## begin RECORDS
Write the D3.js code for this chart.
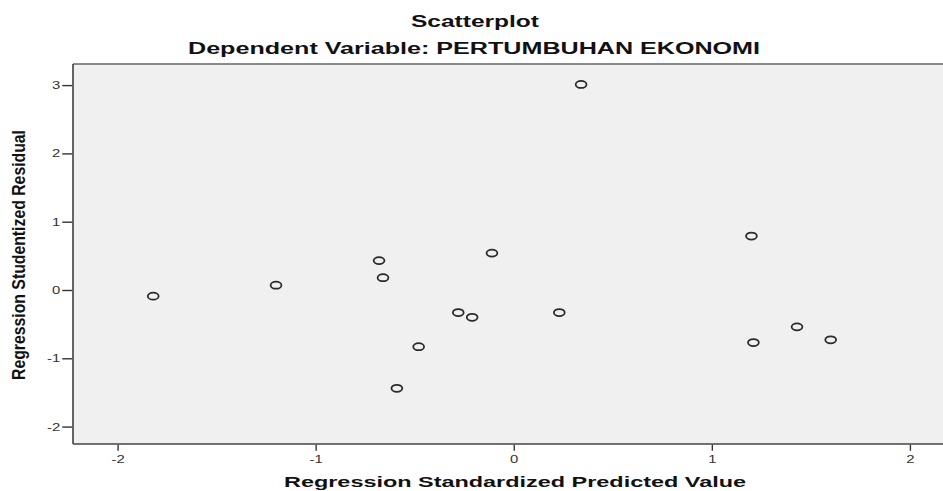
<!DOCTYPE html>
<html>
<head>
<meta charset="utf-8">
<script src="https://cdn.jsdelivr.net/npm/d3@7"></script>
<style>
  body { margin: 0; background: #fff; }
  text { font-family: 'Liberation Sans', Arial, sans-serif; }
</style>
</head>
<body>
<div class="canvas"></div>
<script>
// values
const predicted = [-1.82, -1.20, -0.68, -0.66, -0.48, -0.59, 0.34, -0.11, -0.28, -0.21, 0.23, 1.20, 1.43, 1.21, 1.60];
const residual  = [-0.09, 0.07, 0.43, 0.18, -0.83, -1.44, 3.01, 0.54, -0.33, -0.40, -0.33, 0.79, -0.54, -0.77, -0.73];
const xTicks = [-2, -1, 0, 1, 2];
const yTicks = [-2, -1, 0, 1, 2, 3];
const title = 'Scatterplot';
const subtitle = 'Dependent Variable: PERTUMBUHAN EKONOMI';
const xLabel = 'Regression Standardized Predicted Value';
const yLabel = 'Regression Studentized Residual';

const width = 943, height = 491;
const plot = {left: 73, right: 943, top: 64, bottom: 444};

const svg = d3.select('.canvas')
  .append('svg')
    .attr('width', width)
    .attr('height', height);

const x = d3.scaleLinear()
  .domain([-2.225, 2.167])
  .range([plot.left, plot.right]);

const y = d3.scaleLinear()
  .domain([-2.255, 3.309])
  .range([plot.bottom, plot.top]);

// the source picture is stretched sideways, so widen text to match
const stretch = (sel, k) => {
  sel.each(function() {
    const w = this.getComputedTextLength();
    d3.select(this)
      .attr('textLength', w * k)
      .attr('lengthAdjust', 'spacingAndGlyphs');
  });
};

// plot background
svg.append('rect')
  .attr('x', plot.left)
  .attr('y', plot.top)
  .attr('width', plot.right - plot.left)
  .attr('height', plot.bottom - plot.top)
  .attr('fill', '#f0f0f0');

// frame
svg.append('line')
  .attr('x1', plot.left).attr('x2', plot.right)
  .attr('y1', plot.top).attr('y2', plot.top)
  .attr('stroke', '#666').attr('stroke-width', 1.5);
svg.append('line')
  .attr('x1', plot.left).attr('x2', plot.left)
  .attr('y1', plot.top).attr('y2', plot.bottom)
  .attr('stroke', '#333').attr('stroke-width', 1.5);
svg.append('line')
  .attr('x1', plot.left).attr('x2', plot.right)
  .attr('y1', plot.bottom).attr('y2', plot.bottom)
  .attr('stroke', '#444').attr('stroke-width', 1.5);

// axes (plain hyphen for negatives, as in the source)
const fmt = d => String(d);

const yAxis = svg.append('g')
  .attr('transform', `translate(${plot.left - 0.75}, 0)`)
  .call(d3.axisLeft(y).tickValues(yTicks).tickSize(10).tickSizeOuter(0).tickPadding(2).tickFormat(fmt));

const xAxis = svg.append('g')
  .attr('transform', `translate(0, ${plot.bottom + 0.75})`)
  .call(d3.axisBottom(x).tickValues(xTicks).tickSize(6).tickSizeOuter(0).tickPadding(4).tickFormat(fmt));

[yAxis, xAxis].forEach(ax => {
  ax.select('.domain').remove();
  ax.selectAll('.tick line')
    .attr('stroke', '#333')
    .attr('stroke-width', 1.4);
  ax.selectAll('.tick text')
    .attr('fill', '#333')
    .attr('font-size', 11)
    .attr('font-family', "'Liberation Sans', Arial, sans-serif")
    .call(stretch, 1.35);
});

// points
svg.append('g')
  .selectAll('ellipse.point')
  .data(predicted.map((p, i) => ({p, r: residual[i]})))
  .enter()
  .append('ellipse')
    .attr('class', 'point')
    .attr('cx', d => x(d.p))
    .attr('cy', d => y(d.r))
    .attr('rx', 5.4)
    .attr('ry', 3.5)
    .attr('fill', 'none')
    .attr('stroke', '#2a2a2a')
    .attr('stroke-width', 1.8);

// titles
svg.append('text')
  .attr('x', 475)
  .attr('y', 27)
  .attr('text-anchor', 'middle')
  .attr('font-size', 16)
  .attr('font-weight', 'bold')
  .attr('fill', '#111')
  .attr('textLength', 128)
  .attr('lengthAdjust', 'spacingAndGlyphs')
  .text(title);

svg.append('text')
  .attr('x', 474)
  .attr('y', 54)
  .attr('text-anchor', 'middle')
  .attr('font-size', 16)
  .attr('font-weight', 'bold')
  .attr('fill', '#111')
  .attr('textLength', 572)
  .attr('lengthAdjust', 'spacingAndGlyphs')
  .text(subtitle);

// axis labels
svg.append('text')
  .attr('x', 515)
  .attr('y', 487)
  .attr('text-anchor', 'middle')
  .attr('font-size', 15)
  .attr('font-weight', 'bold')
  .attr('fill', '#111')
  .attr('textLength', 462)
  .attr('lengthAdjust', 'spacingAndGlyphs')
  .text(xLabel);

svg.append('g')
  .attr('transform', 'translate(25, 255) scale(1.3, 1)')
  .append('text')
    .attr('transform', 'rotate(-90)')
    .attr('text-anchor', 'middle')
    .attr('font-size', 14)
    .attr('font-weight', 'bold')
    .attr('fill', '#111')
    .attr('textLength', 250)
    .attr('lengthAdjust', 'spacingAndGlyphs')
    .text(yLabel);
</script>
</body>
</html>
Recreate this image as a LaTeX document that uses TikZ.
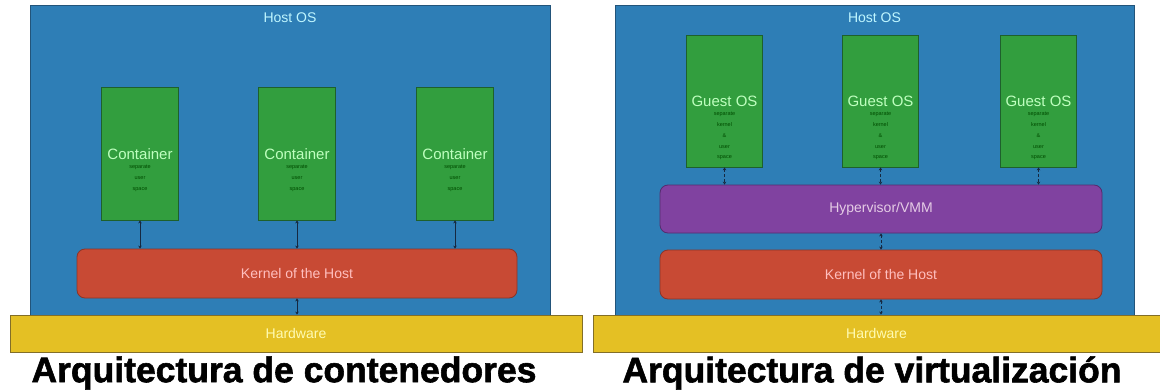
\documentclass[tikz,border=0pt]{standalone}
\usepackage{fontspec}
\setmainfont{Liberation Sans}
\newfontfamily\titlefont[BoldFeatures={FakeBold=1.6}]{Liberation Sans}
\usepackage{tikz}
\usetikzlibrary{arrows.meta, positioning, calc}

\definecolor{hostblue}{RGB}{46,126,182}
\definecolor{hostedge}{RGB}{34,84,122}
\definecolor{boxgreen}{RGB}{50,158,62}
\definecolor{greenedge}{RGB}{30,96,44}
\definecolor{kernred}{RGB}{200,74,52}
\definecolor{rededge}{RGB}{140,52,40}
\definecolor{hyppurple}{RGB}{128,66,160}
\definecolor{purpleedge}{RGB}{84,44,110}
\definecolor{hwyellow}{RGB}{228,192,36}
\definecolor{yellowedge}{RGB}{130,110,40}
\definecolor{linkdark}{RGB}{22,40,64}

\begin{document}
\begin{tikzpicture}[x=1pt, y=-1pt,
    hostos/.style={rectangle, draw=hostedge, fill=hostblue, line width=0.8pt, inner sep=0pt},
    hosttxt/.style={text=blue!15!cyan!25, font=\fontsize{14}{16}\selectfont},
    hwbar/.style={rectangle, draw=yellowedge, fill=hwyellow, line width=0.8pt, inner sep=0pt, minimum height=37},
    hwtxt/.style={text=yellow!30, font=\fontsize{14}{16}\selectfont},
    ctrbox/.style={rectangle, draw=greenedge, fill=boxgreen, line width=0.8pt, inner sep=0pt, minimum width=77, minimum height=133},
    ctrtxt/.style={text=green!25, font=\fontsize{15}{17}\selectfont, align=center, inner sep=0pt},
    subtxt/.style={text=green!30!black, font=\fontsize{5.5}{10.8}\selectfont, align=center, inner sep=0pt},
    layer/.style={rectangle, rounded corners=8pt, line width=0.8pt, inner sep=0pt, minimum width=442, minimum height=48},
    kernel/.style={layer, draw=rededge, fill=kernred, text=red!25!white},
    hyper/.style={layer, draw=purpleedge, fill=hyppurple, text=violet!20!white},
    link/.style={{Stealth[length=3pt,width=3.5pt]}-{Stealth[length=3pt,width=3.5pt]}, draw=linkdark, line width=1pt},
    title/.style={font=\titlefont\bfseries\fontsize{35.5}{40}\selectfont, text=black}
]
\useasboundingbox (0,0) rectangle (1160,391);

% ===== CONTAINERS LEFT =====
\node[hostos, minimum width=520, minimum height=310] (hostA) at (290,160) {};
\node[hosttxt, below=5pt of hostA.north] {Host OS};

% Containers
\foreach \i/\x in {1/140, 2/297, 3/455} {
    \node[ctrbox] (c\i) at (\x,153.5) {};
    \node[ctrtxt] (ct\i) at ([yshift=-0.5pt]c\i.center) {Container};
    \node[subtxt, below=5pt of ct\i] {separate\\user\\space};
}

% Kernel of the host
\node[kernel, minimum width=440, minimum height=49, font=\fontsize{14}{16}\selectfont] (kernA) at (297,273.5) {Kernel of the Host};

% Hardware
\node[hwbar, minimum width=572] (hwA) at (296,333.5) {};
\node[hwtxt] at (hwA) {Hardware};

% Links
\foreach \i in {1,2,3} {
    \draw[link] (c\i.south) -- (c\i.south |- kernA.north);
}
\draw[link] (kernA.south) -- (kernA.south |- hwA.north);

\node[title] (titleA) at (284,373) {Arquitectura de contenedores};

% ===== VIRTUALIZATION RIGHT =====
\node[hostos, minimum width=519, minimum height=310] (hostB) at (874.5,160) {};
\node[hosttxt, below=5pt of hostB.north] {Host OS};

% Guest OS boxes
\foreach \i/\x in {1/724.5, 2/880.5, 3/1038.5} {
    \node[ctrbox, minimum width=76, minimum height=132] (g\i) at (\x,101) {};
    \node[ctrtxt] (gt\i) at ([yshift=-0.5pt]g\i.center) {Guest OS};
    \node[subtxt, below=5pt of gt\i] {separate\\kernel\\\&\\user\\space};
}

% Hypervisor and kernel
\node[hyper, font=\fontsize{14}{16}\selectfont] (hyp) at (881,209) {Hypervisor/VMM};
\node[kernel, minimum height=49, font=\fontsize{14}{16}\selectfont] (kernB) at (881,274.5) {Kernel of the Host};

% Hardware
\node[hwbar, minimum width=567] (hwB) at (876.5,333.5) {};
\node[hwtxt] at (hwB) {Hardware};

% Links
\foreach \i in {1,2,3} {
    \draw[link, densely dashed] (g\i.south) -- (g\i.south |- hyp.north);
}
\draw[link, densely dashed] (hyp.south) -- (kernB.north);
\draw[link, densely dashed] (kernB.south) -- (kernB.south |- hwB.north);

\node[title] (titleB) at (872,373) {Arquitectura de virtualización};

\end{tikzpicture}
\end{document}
## end RECORDS
[WHAT YOU HAVE TO DO]:
How many of these lines contain "this"? Write only the number.

[OUTPUT OF THE EXERCISE]:
4